━━ Stored data ━━

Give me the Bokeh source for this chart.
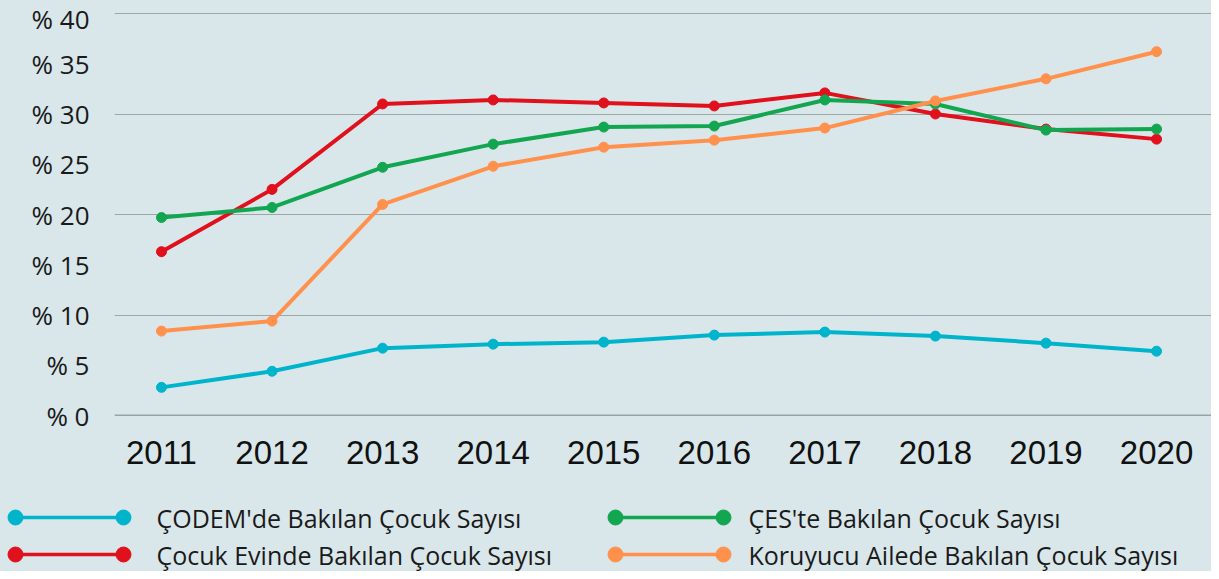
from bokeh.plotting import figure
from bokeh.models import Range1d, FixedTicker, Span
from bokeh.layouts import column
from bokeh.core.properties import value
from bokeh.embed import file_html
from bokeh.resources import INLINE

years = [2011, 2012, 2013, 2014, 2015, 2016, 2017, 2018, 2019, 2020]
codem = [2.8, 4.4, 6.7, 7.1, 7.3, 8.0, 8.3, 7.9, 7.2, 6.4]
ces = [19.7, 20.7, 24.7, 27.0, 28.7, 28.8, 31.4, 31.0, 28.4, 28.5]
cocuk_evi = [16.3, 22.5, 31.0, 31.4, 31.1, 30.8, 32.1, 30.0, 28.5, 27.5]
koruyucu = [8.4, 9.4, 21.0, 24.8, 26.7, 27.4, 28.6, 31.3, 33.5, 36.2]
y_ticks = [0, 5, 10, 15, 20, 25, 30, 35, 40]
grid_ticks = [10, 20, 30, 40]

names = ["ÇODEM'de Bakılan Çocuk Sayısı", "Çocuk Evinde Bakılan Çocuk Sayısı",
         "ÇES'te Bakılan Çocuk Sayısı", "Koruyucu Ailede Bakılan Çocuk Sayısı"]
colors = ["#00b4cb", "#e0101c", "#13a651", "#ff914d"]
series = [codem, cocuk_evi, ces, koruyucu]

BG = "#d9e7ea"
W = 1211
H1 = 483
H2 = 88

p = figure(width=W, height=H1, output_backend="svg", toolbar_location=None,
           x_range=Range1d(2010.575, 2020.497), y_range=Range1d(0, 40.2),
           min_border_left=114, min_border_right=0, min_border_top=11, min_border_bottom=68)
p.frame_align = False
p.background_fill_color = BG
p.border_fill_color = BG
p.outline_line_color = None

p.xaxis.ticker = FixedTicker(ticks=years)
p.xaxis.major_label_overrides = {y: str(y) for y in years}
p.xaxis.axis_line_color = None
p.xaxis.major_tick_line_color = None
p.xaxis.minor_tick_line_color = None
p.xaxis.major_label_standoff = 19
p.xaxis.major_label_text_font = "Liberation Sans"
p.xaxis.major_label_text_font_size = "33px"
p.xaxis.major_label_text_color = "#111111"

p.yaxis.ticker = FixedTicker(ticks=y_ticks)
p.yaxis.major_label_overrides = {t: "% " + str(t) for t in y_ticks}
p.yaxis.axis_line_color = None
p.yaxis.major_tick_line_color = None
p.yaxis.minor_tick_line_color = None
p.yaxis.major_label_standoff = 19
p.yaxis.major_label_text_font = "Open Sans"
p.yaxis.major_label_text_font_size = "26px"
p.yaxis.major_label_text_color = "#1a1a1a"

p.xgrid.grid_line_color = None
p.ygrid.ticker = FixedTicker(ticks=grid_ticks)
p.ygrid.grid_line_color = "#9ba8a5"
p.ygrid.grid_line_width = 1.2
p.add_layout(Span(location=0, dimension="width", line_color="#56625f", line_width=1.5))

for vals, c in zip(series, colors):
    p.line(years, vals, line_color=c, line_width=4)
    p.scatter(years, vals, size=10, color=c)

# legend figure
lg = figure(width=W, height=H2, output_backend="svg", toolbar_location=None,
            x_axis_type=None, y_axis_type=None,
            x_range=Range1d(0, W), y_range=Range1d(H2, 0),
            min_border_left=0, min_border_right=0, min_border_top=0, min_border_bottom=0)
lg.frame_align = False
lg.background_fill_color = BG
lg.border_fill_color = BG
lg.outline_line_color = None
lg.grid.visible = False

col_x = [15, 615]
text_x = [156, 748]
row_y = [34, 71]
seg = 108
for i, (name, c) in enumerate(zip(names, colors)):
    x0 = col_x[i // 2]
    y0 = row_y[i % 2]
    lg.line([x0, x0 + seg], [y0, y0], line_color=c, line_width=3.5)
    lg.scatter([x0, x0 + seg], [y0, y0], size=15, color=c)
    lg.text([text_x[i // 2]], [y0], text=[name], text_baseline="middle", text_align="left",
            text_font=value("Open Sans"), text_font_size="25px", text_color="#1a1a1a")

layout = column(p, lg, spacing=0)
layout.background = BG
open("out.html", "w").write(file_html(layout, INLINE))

━━━

Your task>
Repeat the data exactly, excluding the pictures.

Final result>
Give me the Bokeh source for this chart.
from bokeh.plotting import figure
from bokeh.models import Range1d, FixedTicker, Span
from bokeh.layouts import column
from bokeh.core.properties import value
from bokeh.embed import file_html
from bokeh.resources import INLINE

years = [2011, 2012, 2013, 2014, 2015, 2016, 2017, 2018, 2019, 2020]
codem = [2.8, 4.4, 6.7, 7.1, 7.3, 8.0, 8.3, 7.9, 7.2, 6.4]
ces = [19.7, 20.7, 24.7, 27.0, 28.7, 28.8, 31.4, 31.0, 28.4, 28.5]
cocuk_evi = [16.3, 22.5, 31.0, 31.4, 31.1, 30.8, 32.1, 30.0, 28.5, 27.5]
koruyucu = [8.4, 9.4, 21.0, 24.8, 26.7, 27.4, 28.6, 31.3, 33.5, 36.2]
y_ticks = [0, 5, 10, 15, 20, 25, 30, 35, 40]
grid_ticks = [10, 20, 30, 40]

names = ["ÇODEM'de Bakılan Çocuk Sayısı", "Çocuk Evinde Bakılan Çocuk Sayısı",
         "ÇES'te Bakılan Çocuk Sayısı", "Koruyucu Ailede Bakılan Çocuk Sayısı"]
colors = ["#00b4cb", "#e0101c", "#13a651", "#ff914d"]
series = [codem, cocuk_evi, ces, koruyucu]

BG = "#d9e7ea"
W = 1211
H1 = 483
H2 = 88

p = figure(width=W, height=H1, output_backend="svg", toolbar_location=None,
           x_range=Range1d(2010.575, 2020.497), y_range=Range1d(0, 40.2),
           min_border_left=114, min_border_right=0, min_border_top=11, min_border_bottom=68)
p.frame_align = False
p.background_fill_color = BG
p.border_fill_color = BG
p.outline_line_color = None

p.xaxis.ticker = FixedTicker(ticks=years)
p.xaxis.major_label_overrides = {y: str(y) for y in years}
p.xaxis.axis_line_color = None
p.xaxis.major_tick_line_color = None
p.xaxis.minor_tick_line_color = None
p.xaxis.major_label_standoff = 19
p.xaxis.major_label_text_font = "Liberation Sans"
p.xaxis.major_label_text_font_size = "33px"
p.xaxis.major_label_text_color = "#111111"

p.yaxis.ticker = FixedTicker(ticks=y_ticks)
p.yaxis.major_label_overrides = {t: "% " + str(t) for t in y_ticks}
p.yaxis.axis_line_color = None
p.yaxis.major_tick_line_color = None
p.yaxis.minor_tick_line_color = None
p.yaxis.major_label_standoff = 19
p.yaxis.major_label_text_font = "Open Sans"
p.yaxis.major_label_text_font_size = "26px"
p.yaxis.major_label_text_color = "#1a1a1a"

p.xgrid.grid_line_color = None
p.ygrid.ticker = FixedTicker(ticks=grid_ticks)
p.ygrid.grid_line_color = "#9ba8a5"
p.ygrid.grid_line_width = 1.2
p.add_layout(Span(location=0, dimension="width", line_color="#56625f", line_width=1.5))

for vals, c in zip(series, colors):
    p.line(years, vals, line_color=c, line_width=4)
    p.scatter(years, vals, size=10, color=c)

# legend figure
lg = figure(width=W, height=H2, output_backend="svg", toolbar_location=None,
            x_axis_type=None, y_axis_type=None,
            x_range=Range1d(0, W), y_range=Range1d(H2, 0),
            min_border_left=0, min_border_right=0, min_border_top=0, min_border_bottom=0)
lg.frame_align = False
lg.background_fill_color = BG
lg.border_fill_color = BG
lg.outline_line_color = None
lg.grid.visible = False

col_x = [15, 615]
text_x = [156, 748]
row_y = [34, 71]
seg = 108
for i, (name, c) in enumerate(zip(names, colors)):
    x0 = col_x[i // 2]
    y0 = row_y[i % 2]
    lg.line([x0, x0 + seg], [y0, y0], line_color=c, line_width=3.5)
    lg.scatter([x0, x0 + seg], [y0, y0], size=15, color=c)
    lg.text([text_x[i // 2]], [y0], text=[name], text_baseline="middle", text_align="left",
            text_font=value("Open Sans"), text_font_size="25px", text_color="#1a1a1a")

layout = column(p, lg, spacing=0)
layout.background = BG
open("out.html", "w").write(file_html(layout, INLINE))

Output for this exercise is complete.